The RTX 3060 12GB at ~$200 is the most recommended budget LLM card in the community. It’s $16.67 per GB of VRAM and opens up models that are genuinely competitive with cloud AI for everyday tasks.

Choose upgrading if: You want 7B+ models at full speed, plan to do image generation, or want headroom to grow.

The Honest Take

4GB VRAM is the floor, not a foundation. It’s enough to experiment with small models, learn the tools, and figure out if local AI is for you. But if you get hooked — and you probably will — you’ll want more VRAM within a week. Budget $150-200 for a used GPU upgrade and consider it an investment. The jump from 4GB to 12GB is the biggest quality-of-life improvement in local AI.

Getting the Most Out of 4GB

If you’re sticking with 4GB for now, these tips help:

Set context length explicitly. Ollama and llama.cpp default to large context windows that will OOM on 4GB. Always set num_ctx to 2048 or 4096 max.

# Ollama
OLLAMA_NUM_CTX=2048 ollama run qwen2.5:3b

# llama.cpp
./llama-cli -m model.gguf -ngl 99 -c 2048

Enable KV cache quantization. This halves the memory used by context:

# Ollama
export OLLAMA_KV_CACHE_TYPE=q8_0
ollama serve

# llama.cpp
./llama-cli -m model.gguf -ngl 99 -c 4096 -ctk q8_0 -ctv q8_0

With Q8 KV cache, a 3B model at Q4 can handle 4-6K tokens of context instead of 2-3K. No meaningful quality loss.

Try Flash Attention. On the GTX 1650 (Turing), Flash Attention gives a modest ~10% speedup on prompt processing and reduces VRAM usage.
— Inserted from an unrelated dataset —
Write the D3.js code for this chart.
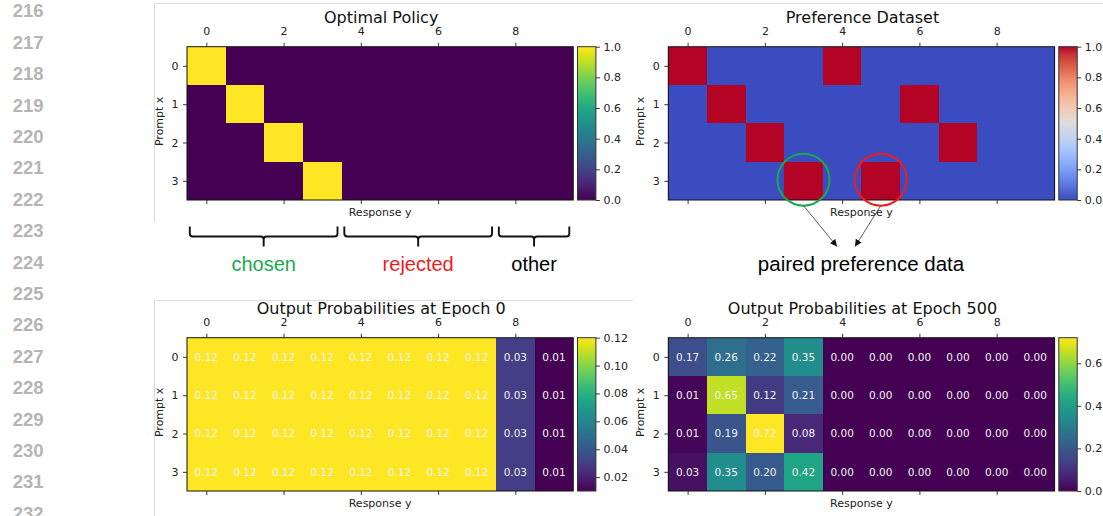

On the GTX 1050 Ti (Pascal), it saves VRAM but may not improve speed. Worth enabling either way:

# llama.cpp
./llama-cli -m model.gguf -ngl 99 --flash-attn -c 2048

Pick models with small KV caches. Qwen 2.5 uses only 2 KV heads, giving it dramatically smaller KV cache than Llama 3.2 or Phi-3.5 at the same parameter count. At 4K context:

Model	KV Cache (FP16)	KV Cache (Q8)
Qwen 2.5 3B	144 MB	~72 MB
Llama 3.2 3B	448 MB	~224 MB
Phi-3.5 Mini 3.8B	384 MB	~192 MB

Qwen 2.5 3B uses 3x less KV cache than Llama 3.2 3B. On a 4GB card, that’s the difference between 4K and 2K context. Qwen 2.5 is the best model family for 4GB VRAM.

Close everything else. Your browser, Discord, even your desktop compositor uses VRAM. On a 4GB card, 200MB matters. Close what you can before loading a model.

The Bottom Line

4GB VRAM is enough to get started with local AI. Run Qwen 2.5 3B at Q4, learn Ollama, try RAG with small models, experiment with what’s possible. You’ll get responsive chat, decent summarization, and basic coding help.

But don’t fight the hardware. If you need 7B+ models, go CPU-only or buy a used GPU. The RTX 3060 12GB at $200 transforms the experience from “making it work” to “this is actually good.” The used RTX 3090 at ~$750 opens up 24GB of possibilities that make 4GB feel like a different era.

Start small, learn the tools, upgrade when you’re ready.